Por indicação hoje dada por Patrícia Lança, chamo atenção para o site (e o livro) de Roger Sandall, THE CULTURE CULT. Um antropólogo que não se sente obrigado a fazer a promoção folclórica do primitivismo romântico e que com grandes autores, como Mises, reconhece a "grande sociedade" da liberdade civil e do cosmopolitismo cultural como uma conquista de toda a humanidade. Obrigado à Patrícia pela indicação e pelo agradável encontro de hoje. Bem-vinda à Causa Liberal!

quarta-feira, março 01, 2006

Burke em más companhias (malgré lui)...


O Pasquim da Reacção decidiu considerar "protestante" o paraíso intramundano de Marx (aqui) e, vai daí, saca de Burke e de um comentário deste sobre os "protestantes radicais" para reforçar o argumento. Não cabe aqui comentar o disparate que é dizer que a sociedade socialista sonhada por Marx tem algo a ver com o protestantismo (tão disparatado, ou não, quanto dizer que tem a ver com o comunismo monástico que o protestantismo repudiou); cabe, sim lembrar, que invocar o protestante Edmund Burke para zurzir no protestantismo é no mínimo estranho e revelador de grande confusão. É que o dito Pasquim não nomeou protestantes concretos nem denominações, atacou o protestantismo em geral. E, para isso, Burke não serve. Entre outras frases esclarecedoras, este filho de pai protestante e educando de um quaker, escreveu nas "Reflections" esta frase memorável:

WE ARE PROTESTANTS NOT FROM INDIFFERENCE BUT FROM ZEAL.

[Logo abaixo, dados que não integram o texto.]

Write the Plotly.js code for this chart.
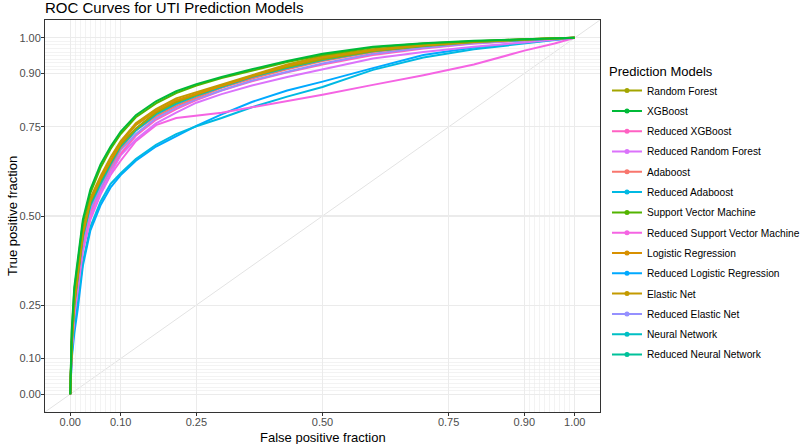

P.S. Quanto a Voegelin, cuidado com as simplificações. No meio da conhecida interpretação que faz da "revolução puritana", que diz ele do "judicioso (e protestante) Hooker"?

Liberal e voegeliniano



A publicação de uma obra de Eric Voegelin (1901-1985) em Portugal é sempre um grande acontecimento. Acontece que foi recentemente traduzido e publicado o livrinho "Ciência, Política e Gnose", no qual Voegelin aborda os temas já conhecidos dos leitores de "A Nova Ciência da Política" (1952), mas detendo-se nalguns aspectos da sua grande proposta conceptual e analítica sobre a evolução das ideias religiosas e políticas no mundo ocidental. Neste livro merecem-lhe especial atenção Hegel, Marx, Nietzsche e Heidegger e os respectivos papeis naquilo que este grande autor considera, persuasivamente, ser a consolidação de uma vasta deriva neognóstica entre os intelectuais ocidentais – com consequências políticas muito bem explicadas. Em "Ciência, Política e Gnose", Voegelin desenvolve ainda aquele que eu julgo ser, sobre todos, o tema fundamental: a distinção entre ciência e gnose, a primeira assente nas aquisições da filosofia clássica (sobretudo em Aristóteles) e a segunda sendo a pseudo-ciência e a pseudo-filosofia modernas – que foram e são, na realidade, a destruição da filosofia e uma sua substituição por um sistema de crença pretensamente “científico” (no qual Voegelin dá o devido relevo ao papel de Comte).

Esta feliz iniciativa editorial pertence à Ariadne Editora, de Coimbra.

Uma nota: é interessante como a leitura de Voegelin clarifica algumas das justas críticas que o neoaristotélico português Silvestre Pinheiro Ferreira antecipa nas suas "Prelecções Filosóficas" (1813) tanto àquilo que denomina de “seitas filosóficas” alemãs como às pretensões positivistas já claras no seu tempo.